By. Neil Williamson, Grumpy Marketing Guy
Anyone that has been paying attention over the last twenty years has witnessed the growth of the wine festival. The bulk of this post will focus on Virginia wine festivals but I have seen similar patterns in other states as well. As a disclaimer, I have created festivals, worked with festival promoters, been a festival attendee and been an exhibiting winery.
One truth at the outset — All festivals are not created equal.
Back in the Industry’s early days, wine festivals were the hot spot to find the new wine meet the wine makers and hear good music (all of this is still true). In addition these festivals were hugely profitable for the wineries because people would come and buy cases of Virginia wine that were not available at their local stores.
Then three major changes occurred:
- Others saw the festivals were successful and fun and more festivals popped up
- Virginia wineries started selling in the neighborhood wine shops
- A bunch more Virginia wineries (now over 200) came on the scene
Does this mean festivals are no longer a good idea for consumers or wineries — absolutely not but how both consumers and wineries approach festivals should change. In addition smart festival promoters are differentiating their festivals with additional programming, unique locations, and special top-notch entertainment and promotion.
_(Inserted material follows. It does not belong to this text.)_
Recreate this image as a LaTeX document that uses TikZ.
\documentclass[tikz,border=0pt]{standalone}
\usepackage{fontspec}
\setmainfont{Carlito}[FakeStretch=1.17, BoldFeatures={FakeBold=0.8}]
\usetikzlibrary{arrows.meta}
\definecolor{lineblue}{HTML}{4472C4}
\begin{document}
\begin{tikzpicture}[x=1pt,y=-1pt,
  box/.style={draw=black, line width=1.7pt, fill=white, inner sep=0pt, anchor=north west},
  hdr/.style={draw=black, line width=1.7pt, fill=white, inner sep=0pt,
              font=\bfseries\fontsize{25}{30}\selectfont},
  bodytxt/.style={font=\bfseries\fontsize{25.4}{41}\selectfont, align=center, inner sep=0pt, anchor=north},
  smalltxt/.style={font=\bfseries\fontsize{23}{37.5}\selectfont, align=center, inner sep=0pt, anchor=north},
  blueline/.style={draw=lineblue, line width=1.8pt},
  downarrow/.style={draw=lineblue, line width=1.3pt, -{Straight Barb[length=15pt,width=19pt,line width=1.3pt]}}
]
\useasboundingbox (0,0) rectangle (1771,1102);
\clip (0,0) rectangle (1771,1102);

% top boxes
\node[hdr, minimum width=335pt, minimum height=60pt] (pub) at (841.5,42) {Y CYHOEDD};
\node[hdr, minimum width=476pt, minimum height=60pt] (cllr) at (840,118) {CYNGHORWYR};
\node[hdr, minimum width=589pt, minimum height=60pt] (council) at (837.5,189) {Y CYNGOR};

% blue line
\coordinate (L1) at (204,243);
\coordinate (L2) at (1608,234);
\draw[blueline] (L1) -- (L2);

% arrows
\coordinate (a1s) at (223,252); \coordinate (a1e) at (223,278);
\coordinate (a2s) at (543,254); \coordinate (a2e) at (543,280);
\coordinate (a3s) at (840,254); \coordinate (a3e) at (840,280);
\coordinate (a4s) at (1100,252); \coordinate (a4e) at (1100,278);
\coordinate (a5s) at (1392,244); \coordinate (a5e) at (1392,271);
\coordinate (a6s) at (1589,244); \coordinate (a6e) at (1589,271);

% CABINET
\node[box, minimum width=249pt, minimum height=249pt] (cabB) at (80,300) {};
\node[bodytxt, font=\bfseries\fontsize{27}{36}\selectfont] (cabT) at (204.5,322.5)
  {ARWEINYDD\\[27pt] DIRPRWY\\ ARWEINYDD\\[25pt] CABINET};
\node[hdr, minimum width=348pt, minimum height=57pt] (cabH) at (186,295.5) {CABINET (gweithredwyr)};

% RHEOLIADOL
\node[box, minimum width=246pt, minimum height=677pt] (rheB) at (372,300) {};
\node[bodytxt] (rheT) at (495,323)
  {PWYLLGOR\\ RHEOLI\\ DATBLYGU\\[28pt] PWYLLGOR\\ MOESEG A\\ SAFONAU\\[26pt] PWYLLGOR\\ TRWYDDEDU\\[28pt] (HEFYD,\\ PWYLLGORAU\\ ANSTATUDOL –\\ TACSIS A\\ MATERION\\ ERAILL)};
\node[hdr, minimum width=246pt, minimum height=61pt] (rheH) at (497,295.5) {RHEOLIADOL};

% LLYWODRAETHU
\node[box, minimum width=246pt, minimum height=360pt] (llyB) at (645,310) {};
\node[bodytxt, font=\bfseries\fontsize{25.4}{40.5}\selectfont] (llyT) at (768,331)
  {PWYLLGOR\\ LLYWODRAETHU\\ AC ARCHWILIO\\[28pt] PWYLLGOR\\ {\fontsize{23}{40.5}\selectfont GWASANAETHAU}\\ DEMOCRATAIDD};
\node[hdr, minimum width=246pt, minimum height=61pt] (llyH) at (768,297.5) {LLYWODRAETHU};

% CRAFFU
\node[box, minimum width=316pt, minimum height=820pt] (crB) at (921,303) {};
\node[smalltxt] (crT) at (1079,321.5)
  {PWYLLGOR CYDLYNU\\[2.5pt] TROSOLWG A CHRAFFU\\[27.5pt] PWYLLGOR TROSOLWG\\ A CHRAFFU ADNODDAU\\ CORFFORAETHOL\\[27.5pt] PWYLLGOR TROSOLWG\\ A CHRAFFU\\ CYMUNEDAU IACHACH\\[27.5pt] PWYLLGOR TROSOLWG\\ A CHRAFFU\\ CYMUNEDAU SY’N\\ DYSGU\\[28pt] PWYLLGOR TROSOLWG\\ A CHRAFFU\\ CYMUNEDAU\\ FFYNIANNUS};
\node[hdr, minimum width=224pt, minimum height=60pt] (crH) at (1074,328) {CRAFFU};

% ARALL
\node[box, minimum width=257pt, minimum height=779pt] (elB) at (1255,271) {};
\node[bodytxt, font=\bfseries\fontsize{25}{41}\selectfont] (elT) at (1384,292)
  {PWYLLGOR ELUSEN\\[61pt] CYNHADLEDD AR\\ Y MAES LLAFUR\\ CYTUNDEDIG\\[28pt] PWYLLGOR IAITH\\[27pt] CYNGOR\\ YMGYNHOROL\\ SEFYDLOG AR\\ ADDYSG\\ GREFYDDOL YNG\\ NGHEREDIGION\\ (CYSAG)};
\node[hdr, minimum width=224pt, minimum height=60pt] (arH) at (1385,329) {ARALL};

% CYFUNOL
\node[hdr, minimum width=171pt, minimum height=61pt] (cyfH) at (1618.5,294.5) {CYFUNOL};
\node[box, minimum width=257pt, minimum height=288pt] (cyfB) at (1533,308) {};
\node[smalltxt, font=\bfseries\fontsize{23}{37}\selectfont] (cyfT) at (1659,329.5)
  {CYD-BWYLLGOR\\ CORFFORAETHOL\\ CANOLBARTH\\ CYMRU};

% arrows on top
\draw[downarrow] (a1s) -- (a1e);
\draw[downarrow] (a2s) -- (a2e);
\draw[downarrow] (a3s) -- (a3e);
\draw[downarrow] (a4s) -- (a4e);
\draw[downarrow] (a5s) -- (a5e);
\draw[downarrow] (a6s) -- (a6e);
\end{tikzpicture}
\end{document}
First, consumers should change their methodology at a festival. Rather than heading toward either the first tent or your favorite, I encourage festival goers to “start in the back and work forward”. Seek out those wineries you don’t know before you head back to your well known favorites. Secondarily, eat — trust me you need to eat. After over a decade in the wine business, I can tell you the sun and the wine will catch up with you. Finally and most importantly buy. The wineries have come to the festival to sell you wine. Don’t ask where you can buy it — look at the cases stacked behind the taster — you can buy the wine here!
The wineries need to be more selective about their pours. Knowing you are headed to a festival where a number of wineries will be pouring do you think it is wise to bring all 14 of your wines? An interesting study mentioned in Malcolm Gladwell’s book Blink tested consumers provided four options of jelly to taste versus 12 options of jellies to taste — which portfolio sold more? The one with only 4 choices. Take a good look at your wine inventory and determine which wines you can afford to pour and sell at festival. In addition, after two years of festival going, wineries should take a good hard look at their festival profitability, not all festivals make money but those that cost a bunch should be considered for discontinuation.
Finally, the promoters must recognize two important realities first the people come to the festival for the wine so be really nice to the wineries and make it easy for them. Secondarily, that the days of throwing a wine party in the field and having any crowd come are long gone. You need to have a hook, a solid marketing plan (including social media), as well as hope for good weather.
Festivals are an important part of the Virginia wine business. In addition to being a solid sales/marketing opportunity it also draws the industry together in a unique way. You will never forget who was near you when the Tornado Warning came down from the hill or what wineries made it to the convention room floor despite over a foot of snow.
Above all else, all involved in wine festivals need to have a can do attitude and recognize that whether the event is like a Super Bowl winning team or the voyage of the Titanic, we are all in this together.
The answer to the question in the post headline is “Yes!”